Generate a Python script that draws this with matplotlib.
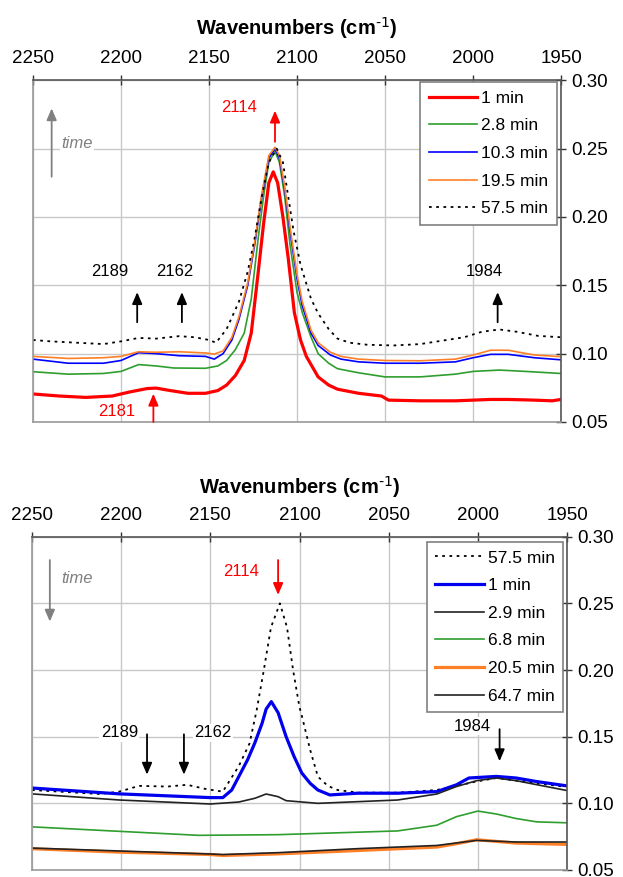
import matplotlib
matplotlib.use("Agg")
import matplotlib.pyplot as plt
import numpy as np

plt.rcParams['font.family'] = ['Liberation Sans', 'DejaVu Sans']

# ---- top panel data (wavenumber, absorbance) ----
wn_1min = [2250, 2235, 2220, 2205, 2195, 2185, 2180, 2172, 2162, 2152, 2145, 2140, 2135, 2130,
           2126, 2122, 2119, 2116, 2113.5, 2111, 2108, 2105, 2101.5, 2098, 2094.7, 2088, 2082,
           2077, 2065, 2052, 2048, 2030, 2010, 2000, 1990, 1980, 1965, 1955, 1950]
ab_1min = [0.0705, 0.069, 0.068, 0.069, 0.072, 0.0745, 0.0748, 0.073, 0.071, 0.071, 0.073, 0.077,
           0.084, 0.095, 0.115, 0.16, 0.195, 0.225, 0.233, 0.225, 0.20, 0.17, 0.13, 0.11, 0.098,
           0.083, 0.077, 0.074, 0.071, 0.069, 0.066, 0.0655, 0.0655, 0.066, 0.0665, 0.0665, 0.066,
           0.0655, 0.0665]

wn_28 = [2250, 2230, 2210, 2200, 2190, 2180, 2170, 2152, 2145, 2140, 2135, 2130, 2126, 2122,
         2119, 2116, 2112.5, 2110, 2107, 2104, 2100, 2097, 2092, 2088, 2082, 2077, 2065, 2050,
         2030, 2010, 2000, 1985, 1970, 1950]
ab_28 = [0.0868, 0.085, 0.0855, 0.087, 0.092, 0.091, 0.0895, 0.0893, 0.091, 0.095, 0.103, 0.115,
         0.14, 0.185, 0.215, 0.24, 0.248, 0.24, 0.215, 0.18, 0.145, 0.13, 0.112, 0.100, 0.093,
         0.089, 0.086, 0.083, 0.083, 0.085, 0.087, 0.088, 0.087, 0.0855]

wn_103 = [2250, 2230, 2210, 2200, 2190, 2180, 2167, 2152, 2147, 2142, 2137, 2133, 2128, 2124,
          2120, 2116, 2112.5, 2110, 2107, 2104, 2100, 2097, 2092, 2088, 2081, 2075, 2065, 2050,
          2030, 2010, 2000, 1990, 1980, 1965, 1950]
ab_103 = [0.096, 0.093, 0.093, 0.095, 0.1007, 0.100, 0.0985, 0.098, 0.096, 0.100, 0.11, 0.125,
          0.15, 0.18, 0.215, 0.243, 0.25, 0.243, 0.22, 0.19, 0.155, 0.135, 0.115, 0.106, 0.099,
          0.096, 0.094, 0.093, 0.093, 0.094, 0.097, 0.0995, 0.0995, 0.097, 0.0955]

wn_195 = [2250, 2230, 2210, 2200, 2190, 2180, 2167, 2152, 2147, 2142, 2137, 2133, 2128, 2124,
          2120, 2116, 2112.5, 2110, 2107, 2104, 2100, 2097, 2092, 2088, 2081, 2075, 2065, 2050,
          2030, 2010, 2000, 1990, 1980, 1965, 1950]
ab_195 = [0.098, 0.0965, 0.097, 0.098, 0.1014, 0.101, 0.1014, 0.1005, 0.0997, 0.102, 0.112, 0.127,
          0.152, 0.182, 0.217, 0.245, 0.251, 0.245, 0.222, 0.193, 0.158, 0.138, 0.117, 0.108, 0.101,
          0.098, 0.096, 0.095, 0.0948, 0.096, 0.099, 0.1025, 0.1025, 0.099, 0.0978]

wn_575 = [2250, 2240, 2225, 2210, 2200, 2190, 2180, 2167, 2158, 2150, 2146, 2140, 2133, 2128,
          2124, 2120, 2116, 2111.5, 2108, 2105, 2102, 2098, 2092, 2088, 2082, 2077, 2070, 2060,
          2045, 2030, 2020, 2005, 1995, 1985, 1975, 1963, 1950]
ab_575 = [0.110, 0.109, 0.108, 0.107, 0.109, 0.1115, 0.111, 0.1128, 0.112, 0.110, 0.108, 0.118,
          0.138, 0.16, 0.185, 0.215, 0.24, 0.250, 0.24, 0.215, 0.19, 0.165, 0.14, 0.1295, 0.118,
          0.111, 0.108, 0.1065, 0.106, 0.107, 0.109, 0.112, 0.116, 0.1177, 0.116, 0.113, 0.112]

# ---- bottom panel data ----
wn_b575 = [2250, 2212, 2201, 2190, 2174, 2163, 2152, 2143, 2134, 2128, 2124, 2120, 2116, 2111,
           2107, 2103.6, 2100, 2098.7, 2094, 2089.7, 2084, 2078.6, 2067, 2045, 2023, 2000.7,
           1989.6, 1967, 1952]
ab_b575 = [0.110, 0.107, 0.1088, 0.1131, 0.1126, 0.1139, 0.1106, 0.1088, 0.128, 0.145, 0.170,
           0.200, 0.232, 0.250, 0.232, 0.200, 0.172, 0.1657, 0.140, 0.120, 0.113, 0.110, 0.108,
           0.108, 0.110, 0.1164, 0.119, 0.115, 0.1126]

wn_b1 = [2249, 2201, 2150, 2143, 2138, 2134, 2129, 2125, 2121, 2118.7, 2115.8, 2112, 2107.5,
         2103, 2098.7, 2094, 2089.7, 2083, 2067.5, 2045, 2023, 2012, 2005, 1989.6, 1978.5,
         1967.3, 1950]
ab_b1 = [0.1114, 0.1071, 0.1043, 0.1043, 0.110, 0.1202, 0.133, 0.1455, 0.160, 0.1707, 0.1763,
         0.168, 0.150, 0.135, 0.1227, 0.115, 0.110, 0.1063, 0.1076, 0.1076, 0.1088, 0.1139, 0.119,
         0.1202, 0.119, 0.1164, 0.1131]

wn_b29 = [2249, 2201, 2150, 2134, 2125, 2118.7, 2112, 2107.5, 2089.7, 2045, 2023, 2012, 2000.7,
          1989.6, 1978.5, 1967, 1950]
ab_b29 = [0.107, 0.1025, 0.0995, 0.101, 0.1038, 0.107, 0.105, 0.102, 0.100, 0.1025, 0.107,
          0.1126, 0.117, 0.119, 0.117, 0.114, 0.1096]

wn_b68 = [2249, 2201, 2156.5, 2112, 2045, 2023, 2012, 2000, 1989.6, 1978.5, 1967, 1950]
ab_b68 = [0.0823, 0.079, 0.076, 0.0765, 0.0793, 0.0836, 0.090, 0.0942, 0.092, 0.0886, 0.0861, 0.0854]

wn_b205 = [2249, 2201, 2150, 2143, 2112, 2067.5, 2023, 2012, 2000.7, 1978.5, 1950]
ab_b205 = [0.0659, 0.0634, 0.0616, 0.0609, 0.0621, 0.0646, 0.0672, 0.0697, 0.0727, 0.0702, 0.0692]

wn_b647 = [2249, 2150, 2143, 2112, 2067.5, 2023, 2000.7, 1978.5, 1950]
ab_b647 = [0.0664, 0.062, 0.0616, 0.063, 0.066, 0.0684, 0.0722, 0.071, 0.071]

xticks = [2250, 2200, 2150, 2100, 2050, 2000, 1950]
yticks = [0.05, 0.10, 0.15, 0.20, 0.25, 0.30]

W, H = 623, 877
fig = plt.figure(figsize=(W / 100, H / 100), dpi=100)


def setup(ax, lpad):
    ax.set_xlim(2250, 1950)
    ax.set_ylim(0.05, 0.30)
    ax.set_xticks(xticks)
    ax.set_yticks(yticks)
    ax.set_yticklabels(['%.2f' % v for v in yticks])
    ax.xaxis.tick_top()
    ax.xaxis.set_label_position('top')
    ax.yaxis.tick_right()
    ax.tick_params(direction='inout', length=7, width=1, labelsize=13.5, colors='#333333',
                   labelcolor='black')
    ax.tick_params(axis='x', pad=6)
    ax.tick_params(axis='y', pad=4)
    ax.grid(True, color='#c8c8c8', lw=1)
    ax.set_axisbelow(True)
    for s in ['top', 'right']:
        ax.spines[s].set_color('#555555')
        ax.spines[s].set_linewidth(1.2)
    for s in ['left', 'bottom']:
        ax.spines[s].set_color('#999999')
        ax.spines[s].set_linewidth(1.2)
    ax.set_xlabel('Wavenumbers (cm$^{\\text{-1}}$)', fontsize=14.5, fontweight='bold',
                  labelpad=lpad)


def arrow(ax, x, y0, y1, color, lw=1.3):
    ax.annotate('', xy=(x, y1), xytext=(x, y0),
                arrowprops=dict(arrowstyle='-|>,head_length=0.7,head_width=0.3',
                                color=color, lw=lw, shrinkA=0, shrinkB=0))


def legend(ax, anchor):
    lg = ax.legend(loc='upper right', bbox_to_anchor=anchor, borderaxespad=0, fontsize=12.5,
                   handlelength=2.8, handletextpad=0.2, labelspacing=0.72, borderpad=0.5,
                   fancybox=False, framealpha=1, edgecolor='#808080')
    lg.get_frame().set_linewidth(1.2)


# ---- top panel ----
ax1 = fig.add_axes([33 / W, 1 - 422 / H, 528 / W, 341.7 / H])
setup(ax1, 11)
ax1.plot(wn_1min, ab_1min, color='#ff0000', lw=2.3, label='1 min')
ax1.plot(wn_28, ab_28, color='#2e9e2e', lw=1.2, label='2.8 min')
ax1.plot(wn_103, ab_103, color='#0000ff', lw=1.2, label='10.3 min')
ax1.plot(wn_195, ab_195, color='#ff7f27', lw=1.2, label='19.5 min')
ax1.plot(wn_575, ab_575, color='black', lw=1.3, ls=(0, (1.5, 2.5)), label='57.5 min')
legend(ax1, (0.992, 0.995))

ax1.text(2132.8, 0.280, '2114', color='#ff0000', fontsize=12, ha='center', va='center')
arrow(ax1, 2112.5, 0.255, 0.2778, '#ff0000')
ax1.text(2224.8, 0.2539, 'time', color='#808080', fontsize=12, style='italic',
         ha='center', va='center', bbox=dict(facecolor='white', edgecolor='none', pad=1))
arrow(ax1, 2239.4, 0.2295, 0.2795, '#808080')
ax1.text(2206.6, 0.160, '2189', fontsize=12, ha='center', va='center')
ax1.text(2169.3, 0.160, '2162', fontsize=12, ha='center', va='center')
ax1.text(1993.4, 0.160, '1984', fontsize=12, ha='center', va='center')
arrow(ax1, 2190.8, 0.123, 0.145, 'black')
arrow(ax1, 2165.4, 0.123, 0.145, 'black')
arrow(ax1, 1986, 0.123, 0.145, 'black')
ax1.text(2202.4, 0.0574, '2181', color='#ff0000', fontsize=12, ha='center', va='center')
arrow(ax1, 2181.6, 0.05, 0.0707, '#ff0000')

# ---- bottom panel ----
ax2 = fig.add_axes([32 / W, 1 - 870 / H, 535 / W, 333.3 / H])
setup(ax2, 9)
ax2.plot(wn_b575, ab_b575, color='black', lw=1.3, ls=(0, (1.5, 2.5)), label='57.5 min')
ax2.plot(wn_b1, ab_b1, color='#0000ee', lw=2.3, label='1 min')
ax2.plot(wn_b29, ab_b29, color='#222222', lw=1.2, label='2.9 min')
ax2.plot(wn_b68, ab_b68, color='#2e9e2e', lw=1.2, label='6.8 min')
ax2.plot(wn_b205, ab_b205, color='#ff7f27', lw=2.3, label='20.5 min')
ax2.plot(wn_b647, ab_b647, color='#222222', lw=1.2, label='64.7 min')
legend(ax2, (0.993, 0.985))

ax2.text(2132.5, 0.2738, '2114', color='#ff0000', fontsize=12, ha='center', va='center')
arrow(ax2, 2112, 0.2825, 0.2563, '#ff0000')
ax2.text(2224.6, 0.2688, 'time', color='#808080', fontsize=12, style='italic',
         ha='center', va='center')
arrow(ax2, 2240, 0.2825, 0.2363, '#808080')
ax2.text(2201, 0.153, '2189', fontsize=12, ha='center', va='center',
         bbox=dict(facecolor='white', edgecolor='none', pad=1))
ax2.text(2148.7, 0.153, '2162', fontsize=12, ha='center', va='center',
         bbox=dict(facecolor='white', edgecolor='none', pad=1))
ax2.text(2003, 0.158, '1984', fontsize=12, ha='center', va='center',
         bbox=dict(facecolor='white', edgecolor='none', pad=1))
arrow(ax2, 2185.5, 0.1518, 0.1215, 'black')
arrow(ax2, 2164.8, 0.1518, 0.1215, 'black')
arrow(ax2, 1987.8, 0.1556, 0.1316, 'black')

fig.savefig('out.png', dpi=100)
====================
- PROBLEM TO SOLVE:
Starting at the first line of the material, output exactly the lines up to and including the one with "plt.rcParams['font.family'] = ['Liberation". Do not include the pictures.

- THE REPLY:
Generate a Python script that draws this with matplotlib.
import matplotlib
matplotlib.use("Agg")
import matplotlib.pyplot as plt
import numpy as np

plt.rcParams['font.family'] = ['Liberation Sans', 'DejaVu Sans']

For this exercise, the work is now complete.